Oil execs defend federal tax breaks
From left, ConocoPhillips Executive Vice President John Lowe, Chevron Vice Chairman Peter Robertson, and BP America Chairman and President Robert Malone respond to questions while testifying before the House Select Energy Independence and Global Warming Committee on Capitol Hill on April 1, 2008.
TEXT OF STORY
Kai Ryssdal: Today it was executives from Big Oil in the hot seat. They were trying to defend billions of dollars worth of tax breaks -- tough any time, much harder when prices and industry profits are near record highs.
Marketplace's Jeremy Hobson has more.
Jeremy Hobson: Profits aside, it probably wasn't fun to be an oil executive today.
Democratic Congressman John Larson wanted to know what taxpayers are getting for their investment in oil companies -- $18 billion in tax breaks over 10 years.
John Larson: If I was one of your shareholders, I'd be saying, "You know, they're not doing a bad job; I'm getting a pretty good yield on my dollar here." But if I'm a citizen of this country, I'd be saying we're not making out so well here.
The industry argued that taking away the tax breaks would be unfair and that it actually pays more taxes than other industries. But really, if you're making $123 billion, why do you care about $1.8 billion in tax breaks a year?
Tyson Slocum: Even if you're a billionaire, you care about the last dollar that you just made.
Tyson Slocum directs the energy program at Public Citizen.
Slocum: $1.8 billion, sure. In a $3 trillion federal budget, it might be a small thing, but it would have real impact if it was invested wisely.
The tax break amounts to $6 per person in the country.
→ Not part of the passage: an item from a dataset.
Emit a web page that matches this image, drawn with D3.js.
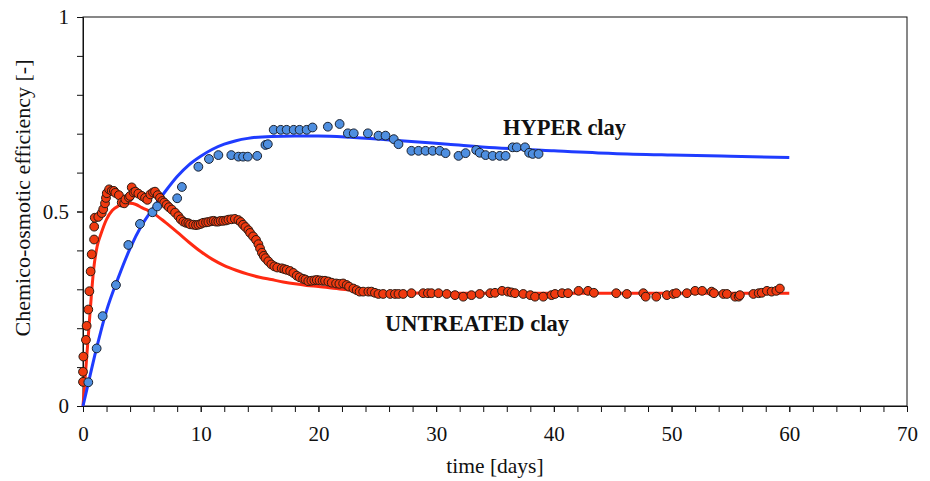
<!DOCTYPE html>
<html>
<head>
<meta charset="utf-8">
<script src="https://cdn.jsdelivr.net/npm/d3@7"></script>
<style>
  html, body { margin: 0; padding: 0; background: #fff; }
  svg text { font-family: "Liberation Serif", "Times New Roman", serif; fill: #111; }
</style>
</head>
<body>
<svg id="chart" width="930" height="481"></svg>
<script>
// Measured efficiency, HYPER clay: [day, efficiency]
const hyperData = [
  [0.45,0.061],[1.16,0.148],[1.67,0.231],[2.8,0.311],[3.85,0.414],[4.84,0.468],
  [5.9,0.498],[6.3,0.513],[8.0,0.534],[8.4,0.563],[9.8,0.615],[10.7,0.635],
  [11.5,0.645],[12.6,0.645],[13.2,0.641],[13.6,0.641],[14.0,0.641],[14.8,0.643],
  [15.5,0.671],[15.7,0.673],[16.2,0.71],[16.8,0.71],[17.3,0.71],[17.9,0.71],
  [18.4,0.71],[19.0,0.71],[19.5,0.716],[20.8,0.718],[21.8,0.725],[22.5,0.701],
  [23.0,0.701],[24.2,0.701],[25.1,0.695],[25.7,0.695],[26.4,0.686],[26.8,0.673],
  [27.9,0.656],[28.5,0.656],[29.1,0.656],[29.7,0.656],[30.3,0.656],[30.8,0.65],
  [31.9,0.643],[32.5,0.65],[33.4,0.658],[33.7,0.651],[34.2,0.645],[34.8,0.643],
  [35.4,0.643],[35.9,0.643],[36.5,0.665],[36.85,0.665],[37.55,0.665],[37.9,0.651],
  [38.2,0.648],[38.7,0.648]
];

// Measured efficiency, UNTREATED clay: [day, efficiency]
const untreatedData = [
  [0.0,0.062],[0.0,0.088],[0.03,0.127],[0.25,0.17],[0.31,0.206],[0.45,0.248],
  [0.54,0.295],[0.65,0.346],[0.74,0.39],[0.94,0.428],[0.95,0.461],[1.0,0.484],
  [1.3,0.486],[1.59,0.496],[1.72,0.506],[1.87,0.521],[1.95,0.535],[2.02,0.547],
  [2.22,0.557],[2.44,0.553],[2.62,0.553],[2.75,0.548],[3.05,0.542],[3.29,0.523],
  [3.5,0.521],[3.6,0.531],[3.9,0.536],[4.0,0.54],[4.14,0.562],[4.3,0.549],
  [4.45,0.551],[4.7,0.546],[5.0,0.54],[5.27,0.535],[5.47,0.53],[5.72,0.544],
  [5.95,0.549],[6.12,0.551],[6.35,0.542],[6.54,0.535],[6.74,0.527],[6.9,0.523],
  [7.1,0.517],[7.3,0.511],[7.54,0.505],[7.82,0.497],[8.1,0.488],[8.3,0.48],
  [8.52,0.474],[8.75,0.471],[8.95,0.47],[9.1,0.467],[9.37,0.466],[9.6,0.465],
  [9.8,0.466],[10.0,0.468],[10.2,0.471],[10.45,0.472],[10.65,0.473],[10.9,0.475],
  [11.1,0.476],[11.3,0.474],[11.5,0.474],[11.7,0.476],[11.92,0.476],[12.15,0.477],
  [12.35,0.479],[12.6,0.48],[12.9,0.481],[13.2,0.478],[13.4,0.473],[13.6,0.466],
  [13.8,0.46],[14.05,0.452],[14.2,0.445],[14.45,0.436],[14.7,0.427],[14.9,0.416],
  [15.04,0.405],[15.2,0.394],[15.35,0.386],[15.5,0.38],[15.74,0.372],[16.0,0.364],
  [16.25,0.359],[16.5,0.356],[16.88,0.354],[17.1,0.352],[17.3,0.35],[17.6,0.347],
  [17.87,0.342],[18.16,0.335],[18.4,0.331],[18.7,0.327],[18.9,0.325],[19.14,0.321],
  [19.4,0.322],[19.65,0.323],[19.86,0.324],[20.1,0.323],[20.35,0.322],[20.56,0.322],
  [20.84,0.32],[21.13,0.317],[21.5,0.315],[21.78,0.314],[22.1,0.315],[22.4,0.311],
  [22.6,0.307],[22.97,0.302],[23.25,0.298],[23.5,0.294],[23.8,0.294],[24.24,0.294],
  [24.5,0.294],[24.8,0.291],[25.1,0.288],[25.5,0.288],[26.1,0.288],[26.5,0.288],
  [26.8,0.288],[27.2,0.288],[27.9,0.29],[28.9,0.29],[29.3,0.29],[29.6,0.29],
  [30.2,0.29],[30.9,0.288],[31.6,0.285],[32.3,0.281],[33.0,0.285],[33.7,0.288],
  [34.6,0.29],[35.0,0.291],[35.6,0.296],[36.1,0.294],[36.4,0.292],[36.7,0.29],
  [37.4,0.288],[38.0,0.285],[38.4,0.281],[39.1,0.281],[39.8,0.285],[40.1,0.288],
  [40.7,0.29],[41.2,0.29],[42.1,0.296],[42.9,0.296],[43.4,0.291],[45.3,0.29],
  [46.2,0.288],[47.6,0.29],[47.8,0.281],[48.7,0.281],[49.6,0.285],[50.15,0.288],
  [50.4,0.29],[51.3,0.29],[52.0,0.296],[52.6,0.296],[53.4,0.294],[53.6,0.29],
  [54.4,0.288],[54.7,0.288],[55.4,0.281],[55.7,0.281],[55.8,0.285],[56.95,0.288],
  [57.4,0.29],[57.66,0.291],[58.1,0.296],[58.5,0.294],[58.9,0.296],[59.2,0.302]
];

// Model curves: [day, efficiency]
const hyperModel = [
  [0,0],[0.5,0.065],[1,0.13],[1.5,0.19],[2,0.245],[3,0.33],[4,0.405],[5,0.465],
  [6,0.51],[7,0.552],[8,0.59],[9,0.62],[10,0.642],[11,0.66],[12,0.673],[13,0.682],
  [14,0.688],[16,0.693],[18,0.694],[20,0.694],[23,0.69],[27,0.682],[31,0.673],
  [35,0.664],[40,0.656],[45,0.649],[50,0.645],[55,0.642],[60,0.639]
];
const untreatedModel = [
  [0,0],[0.2,0.08],[0.45,0.18],[0.7,0.28],[0.9,0.35],[1.2,0.41],[1.5,0.44],
  [2,0.48],[2.5,0.503],[3,0.514],[3.5,0.52],[4,0.521],[4.5,0.518],[5,0.51],
  [6,0.495],[7,0.472],[8,0.447],[9,0.421],[10,0.397],[11,0.377],[12,0.361],
  [13,0.349],[14,0.339],[15,0.331],[16,0.325],[17,0.319],[18,0.314],[19,0.31],
  [20,0.307],[22,0.3],[24,0.295],[26,0.292],[30,0.29],[40,0.29],[50,0.29],[60,0.29]
];

// Axis ticks and labels
const xMajorTicks = [0,10,20,30,40,50,60,70];
const xMinorTicks = d3.range(0, 71, 2);
const yMajorTicks = [0,0.5,1];
const yMinorTicks = d3.range(0, 1.0001, 0.1);
const seriesLabels = ["HYPER clay", "UNTREATED clay"];
const xTitle = "time [days]";
const yTitle = "Chemico-osmotic efficiency [-]";

const svg = d3.select("#chart");
const margin = {left: 83, right: 23, top: 17, bottom: 75};
const W = 930, H = 481;

const x = d3.scaleLinear().domain([0, 70]).range([margin.left, W - margin.right]);
const y = d3.scaleLinear().domain([0, 1]).range([H - margin.bottom, margin.top]);

// Frame
svg.append("rect")
  .attr("x", x(0)).attr("y", y(1))
  .attr("width", x(70) - x(0)).attr("height", y(0) - y(1))
  .attr("fill", "none").attr("stroke", "#111").attr("stroke-width", 1);

// Minor ticks (unlabelled)
const xAxisMinor = d3.axisBottom(x).tickValues(xMinorTicks).tickSize(6).tickFormat("");
const yAxisMinor = d3.axisLeft(y).tickValues(yMinorTicks).tickSize(6).tickFormat("");
svg.append("g").attr("transform", `translate(0,${y(0)})`).call(xAxisMinor)
  .call(g => g.select(".domain").attr("stroke", "#111"));
svg.append("g").attr("transform", `translate(${x(0)},0)`).call(yAxisMinor)
  .call(g => g.select(".domain").attr("stroke", "#111"));

// Major tick labels
const xAxis = d3.axisBottom(x).tickValues(xMajorTicks).tickSize(6).tickPadding(14)
  .tickFormat(d3.format("d"));
const yAxis = d3.axisLeft(y).tickValues(yMajorTicks).tickSize(6).tickPadding(8)
  .tickFormat(d => d === 0.5 ? "0.5" : d3.format("d")(d));
svg.append("g").attr("transform", `translate(0,${y(0)})`).call(xAxis)
  .call(g => g.select(".domain").remove())
  .call(g => g.selectAll("text").attr("font-size", 21).attr("font-family", "Liberation Serif"));
svg.append("g").attr("transform", `translate(${x(0)},0)`).call(yAxis)
  .call(g => g.select(".domain").remove())
  .call(g => g.selectAll("text").attr("font-size", 21).attr("font-family", "Liberation Serif"));

svg.selectAll(".tick line").attr("stroke", "#111");

// Axis titles
svg.append("text")
  .attr("x", (x(0) + x(70)) / 2).attr("y", 473)
  .attr("text-anchor", "middle").attr("font-size", 21.5)
  .text(xTitle);
svg.append("text")
  .attr("transform", `translate(30,198) rotate(-90)`)
  .attr("text-anchor", "middle").attr("font-size", 22)
  .text(yTitle);

// Model lines
const line = d3.line().x(d => x(d[0])).y(d => y(d[1])).curve(d3.curveMonotoneX);
svg.append("path").datum(untreatedModel).attr("d", line)
  .attr("fill", "none").attr("stroke", "#ff2a12").attr("stroke-width", 3);
svg.append("path").datum(hyperModel).attr("d", line)
  .attr("fill", "none").attr("stroke", "#1f3cff").attr("stroke-width", 3);

// Measured points
svg.append("g").selectAll("circle").data(untreatedData).join("circle")
  .attr("cx", d => x(d[0])).attr("cy", d => y(d[1])).attr("r", 4.4)
  .attr("fill", "#f03a10").attr("stroke", "#2a1a12").attr("stroke-width", 1);
svg.append("g").selectAll("circle").data(hyperData).join("circle")
  .attr("cx", d => x(d[0])).attr("cy", d => y(d[1])).attr("r", 4.4)
  .attr("fill", "#4f8fe0").attr("stroke", "#1a2230").attr("stroke-width", 1);

// Series labels
svg.append("text").attr("x", 503).attr("y", 135)
  .attr("font-size", 22.5).attr("font-weight", "bold").text(seriesLabels[0]);
svg.append("text").attr("x", 385).attr("y", 331)
  .attr("font-size", 22.5).attr("font-weight", "bold").text(seriesLabels[1]);
</script>
</body>
</html>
Slocum says imagine if that money were used to install solar panels nationwide.
But Jerry Taylor at the CATO Institute points out that most of the tax breaks at issue are not oil and gas specific. They are given out across the manufacturing sector to encourage doing business domestically.
Jerry Taylor: I think there's a pretty good case for getting rid of that credit for everybody, but singling out the oil and gas companies simply distorts markets even further and probably doesn't lead to more efficient economic activity.
President Bush has threatened to veto any bill getting rid of the tax breaks, saying it would only make gas prices higher.
In Washington, I'm Jeremy Hobson for Marketplace.